BEGIN DATA PROVIDED

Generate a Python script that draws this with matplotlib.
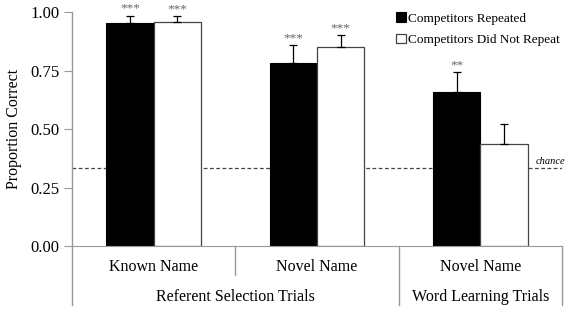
import numpy as np
import matplotlib
matplotlib.use("Agg")
from matplotlib import pyplot as plt

# values
groups = ["Known Name", "Novel Name", "Novel Name"]
trial_types = ["Referent Selection Trials", "Word Learning Trials"]
repeated = [0.952, 0.782, 0.657]
repeated_err = [0.032, 0.076, 0.087]
not_repeated = [0.958, 0.851, 0.435]
not_repeated_err = [0.025, 0.050, 0.085]
stars_rep = ["***", "***", "**"]
stars_not = ["***", "***", ""]
chance = 1 / 3
yticks = [0.0, 0.25, 0.5, 0.75, 1.0]

plt.rcParams["font.family"] = ["Liberation Serif", "DejaVu Serif"]

fig = plt.figure(figsize=(5.7, 3.11), dpi=100)
ax = fig.add_axes([0.126, 0.209, 0.86, 0.752])

x = np.arange(len(groups))
w = 0.29
ax.bar(x - w / 2, repeated, w, color="black", edgecolor="black", linewidth=0.8,
       label="Competitors Repeated", zorder=2)
ax.bar(x + w / 2, not_repeated, w, color="white", edgecolor="#444444", linewidth=0.9,
       label="Competitors Did Not Repeat", zorder=2)
ax.errorbar(x - w / 2, repeated, yerr=[np.zeros(3), repeated_err], fmt="none",
            ecolor="black", elinewidth=0.9, capsize=3, capthick=0.9, zorder=3)
ax.errorbar(x + w / 2, not_repeated, yerr=[np.zeros(3), not_repeated_err], fmt="none",
            ecolor="black", elinewidth=0.9, capsize=3, capthick=0.9, zorder=3)

for i in range(len(groups)):
    ax.text(x[i] - w / 2, repeated[i] + repeated_err[i] + 0.005, stars_rep[i],
            ha="center", va="bottom", fontsize=9.5, color="#666666")
    if stars_not[i]:
        ax.text(x[i] + w / 2, not_repeated[i] + not_repeated_err[i] + 0.005, stars_not[i],
                ha="center", va="bottom", fontsize=9.5, color="#666666")

ax.axhline(chance, color="#444444", linestyle=(0, (3, 2)), linewidth=0.9, zorder=1)
ax.text(2.52, chance + 0.01, "chance", ha="right", va="bottom", fontsize=7.5,
        style="italic", clip_on=False)

ax.set_xlim(-0.5, 2.5)
ax.set_ylim(0, 1.0)
ax.set_yticks(yticks)
ax.set_yticklabels(["%.2f" % t for t in yticks], fontsize=12)
ax.set_ylabel("Proportion Correct", fontsize=11.5, labelpad=6)
ax.set_xticks([])
for s in ["top", "right", "left"]:
    ax.spines[s].set_visible(False)
ax.spines["bottom"].set_color("#999999")
ax.tick_params(axis="y", direction="out", length=6, color="#999999", pad=3)

# axis line and group separators below the plot
tr = ax.transAxes
gray = "#999999"
ax.plot([0, 0], [-0.252, 1.0], transform=tr, color=gray, lw=1, clip_on=False)
ax.plot([1 / 3, 1 / 3], [0, -0.124], transform=tr, color=gray, lw=1, clip_on=False)
ax.plot([2 / 3, 2 / 3], [0, -0.252], transform=tr, color=gray, lw=1, clip_on=False)
ax.plot([1, 1], [0, -0.252], transform=tr, color=gray, lw=1, clip_on=False)

for i, g in enumerate(groups):
    ax.text((i + 0.5) / 3, -0.09, g, transform=tr, ha="center", va="center", fontsize=11.5)
ax.text(1 / 3, -0.22, trial_types[0], transform=tr, ha="center", va="center", fontsize=11.5)
ax.text(5 / 6, -0.22, trial_types[1], transform=tr, ha="center", va="center", fontsize=11.5)

leg = ax.legend(loc="upper right", bbox_to_anchor=(1.02, 1.05), frameon=False, fontsize=9.5,
                handlelength=0.7, handleheight=0.7, handletextpad=0.2, labelspacing=0.7)

fig.savefig("out.png", dpi=100)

END DATA PROVIDED

_TASK DETAILS_: Return the full material word for word. Do not include the pictures.

_TASK ANSWER_:
Generate a Python script that draws this with matplotlib.
import numpy as np
import matplotlib
matplotlib.use("Agg")
from matplotlib import pyplot as plt

# values
groups = ["Known Name", "Novel Name", "Novel Name"]
trial_types = ["Referent Selection Trials", "Word Learning Trials"]
repeated = [0.952, 0.782, 0.657]
repeated_err = [0.032, 0.076, 0.087]
not_repeated = [0.958, 0.851, 0.435]
not_repeated_err = [0.025, 0.050, 0.085]
stars_rep = ["***", "***", "**"]
stars_not = ["***", "***", ""]
chance = 1 / 3
yticks = [0.0, 0.25, 0.5, 0.75, 1.0]

plt.rcParams["font.family"] = ["Liberation Serif", "DejaVu Serif"]

fig = plt.figure(figsize=(5.7, 3.11), dpi=100)
ax = fig.add_axes([0.126, 0.209, 0.86, 0.752])

x = np.arange(len(groups))
w = 0.29
ax.bar(x - w / 2, repeated, w, color="black", edgecolor="black", linewidth=0.8,
       label="Competitors Repeated", zorder=2)
ax.bar(x + w / 2, not_repeated, w, color="white", edgecolor="#444444", linewidth=0.9,
       label="Competitors Did Not Repeat", zorder=2)
ax.errorbar(x - w / 2, repeated, yerr=[np.zeros(3), repeated_err], fmt="none",
            ecolor="black", elinewidth=0.9, capsize=3, capthick=0.9, zorder=3)
ax.errorbar(x + w / 2, not_repeated, yerr=[np.zeros(3), not_repeated_err], fmt="none",
            ecolor="black", elinewidth=0.9, capsize=3, capthick=0.9, zorder=3)

for i in range(len(groups)):
    ax.text(x[i] - w / 2, repeated[i] + repeated_err[i] + 0.005, stars_rep[i],
            ha="center", va="bottom", fontsize=9.5, color="#666666")
    if stars_not[i]:
        ax.text(x[i] + w / 2, not_repeated[i] + not_repeated_err[i] + 0.005, stars_not[i],
                ha="center", va="bottom", fontsize=9.5, color="#666666")

ax.axhline(chance, color="#444444", linestyle=(0, (3, 2)), linewidth=0.9, zorder=1)
ax.text(2.52, chance + 0.01, "chance", ha="right", va="bottom", fontsize=7.5,
        style="italic", clip_on=False)

ax.set_xlim(-0.5, 2.5)
ax.set_ylim(0, 1.0)
ax.set_yticks(yticks)
ax.set_yticklabels(["%.2f" % t for t in yticks], fontsize=12)
ax.set_ylabel("Proportion Correct", fontsize=11.5, labelpad=6)
ax.set_xticks([])
for s in ["top", "right", "left"]:
    ax.spines[s].set_visible(False)
ax.spines["bottom"].set_color("#999999")
ax.tick_params(axis="y", direction="out", length=6, color="#999999", pad=3)

# axis line and group separators below the plot
tr = ax.transAxes
gray = "#999999"
ax.plot([0, 0], [-0.252, 1.0], transform=tr, color=gray, lw=1, clip_on=False)
ax.plot([1 / 3, 1 / 3], [0, -0.124], transform=tr, color=gray, lw=1, clip_on=False)
ax.plot([2 / 3, 2 / 3], [0, -0.252], transform=tr, color=gray, lw=1, clip_on=False)
ax.plot([1, 1], [0, -0.252], transform=tr, color=gray, lw=1, clip_on=False)

for i, g in enumerate(groups):
    ax.text((i + 0.5) / 3, -0.09, g, transform=tr, ha="center", va="center", fontsize=11.5)
ax.text(1 / 3, -0.22, trial_types[0], transform=tr, ha="center", va="center", fontsize=11.5)
ax.text(5 / 6, -0.22, trial_types[1], transform=tr, ha="center", va="center", fontsize=11.5)

leg = ax.legend(loc="upper right", bbox_to_anchor=(1.02, 1.05), frameon=False, fontsize=9.5,
                handlelength=0.7, handleheight=0.7, handletextpad=0.2, labelspacing=0.7)

fig.savefig("out.png", dpi=100)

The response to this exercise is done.